SwiftOCR
SwiftOCR copied to clipboard
Optimize Training parameters
Hi,
I just came across your project and it is awesome! 👍
I have worked with some Deep NN and I know it is better to try different parameters (learning rate, momentum, etc.) to get better results and provide the best trained network (using the test group) to the user. I have looked at your training sample and I realized you simply set the parameters to fixed ones (0.7 learning rate , 0.4 momentum ...) and you have a fixed 1-hidden layer size.

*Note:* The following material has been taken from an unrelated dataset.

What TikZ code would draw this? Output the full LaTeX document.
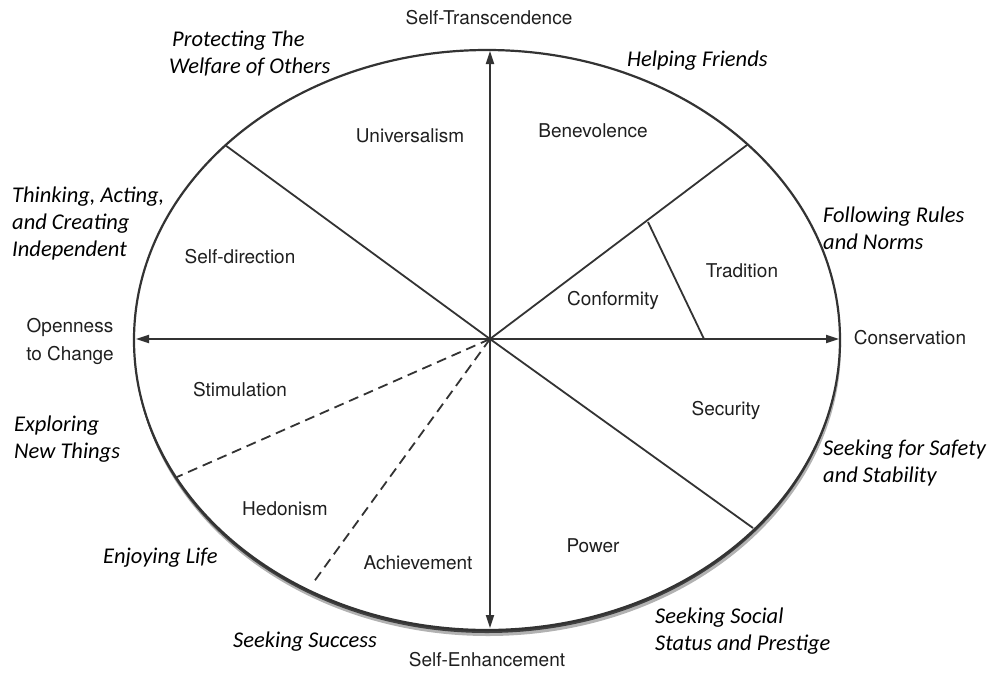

I do not know the algorithm you use to recognize the texts (BTW: Could you provide a source for the algorithm so I read about it a bit?) but I would like to try a bunch of parameters to see if I can improve the obtained weights of the neural network, but the problem is I do not find much documentation on your project. Could you provide me some insights about how the algorithm works, why you use that learning rate, momentum, etc?
Thanks!
Hi there,
Small question. What do you mean by "the algorithm you use to recognize the texts"? Do you mean how I separate the characters, how the NN works or something else?
Wow, Thanks for such a fast answer!
I mean how are you separating characters and what are you passing to the input of the NN. I would like to know which components can I tweak to get better character recognition and, for instance, if a learning rate of 0.1 makes sense or not.
I'm using the Swift-AI framework for the NN and a Connected-component labeling algorithm for getting the bounding boxes of the characters.
I have looked at your training sample and I realized you simply set the parameters to fixed ones (0.7 learning rate , 0.4 momentum ...) and you have a fixed 1-hidden layer size.
Since this was my first time working with Neural Networks, I searched the Internet for what learning rate and momentum I should use ^^ I would have loved to use a NN library that allows more than one hidden layer but I couldn't find one.
Parameters to tweak in SwiftOCR.swift:
-
recognizableCharacters
(Which characters were used / are used for training the NN (see #34)) -
globalNetwork: hidden, learningRate, momentum, activationFunction and errorFunction
(This only has an affect on training. I only achieved good training results when using.CrossEntropy(average: false)
as the errorFunction. If you use the Training App, you have to change them on line 32 and 97) -
xMergeRadius and yMergeRadius
(see #1) -
confidenceThreshold
(The confidence for recognizing a character has to be bigger or equal to this threshold. If it is too high, it may filter too much 'noise', if it is too low, if may not filter enough.) -
//Filter blobs
(line 347 - 360) (This filters the connected components. E.g. If the blob is thinner than 1% of the input image width, thennotToThin
will befalse
and the blob will get filtered out.) -
//Filter rects: - Not to small
(line 417 - 429) (the same as//Filter blobs
but only checks if the width and height of the blob (after merging) is OK) -
cropSize
(line 469) (How big the final image (of the blob) should be for recognition. If you change the cropSize, you have change the number of inputs of the NN tocropSize.width * cropSize.height + 1
)
Parameters to tweak in SwiftOCRTraining.swift (Only for training):
-
trainingImageNames
(These images will be used for adding noise in the background when training) -
trainingFontNames
(The font names used tor training. Only important when you aren't using the Training app) -
numberOfTrainImages and numberOfTestImages
(how large the training and testing set should be) -
errorThreshold
(When it should stop training. Only kind of important when you aren't using the Training app) -
//Distortions
(line 236 - 246) (CGAffineTransform: How much the image should get distorted for training)
SwiftOCRDelegate:
-
func preprocessImageForOCR(inputImage: OCRImage) -> OCRImage?
(Custom image preprocessing)
I think that for the beginning this is more than enough parameters to fiddle with.
Wow! Thanks! I think you might put that on the readme or the wiki of the library. Some people might find it really interesting.
What it is usually done when trying to get the best NN is to train tons of them in parallel with different settings to check which one works best. then you use the best settings to train your network. That is why I asked you for this. 👍
@garnele007 Does errorThreshold increase in accuracy when you provide a higher or lower number?
@RollingGoron The lower the number, the more accurate (and time-consuming) the training should get.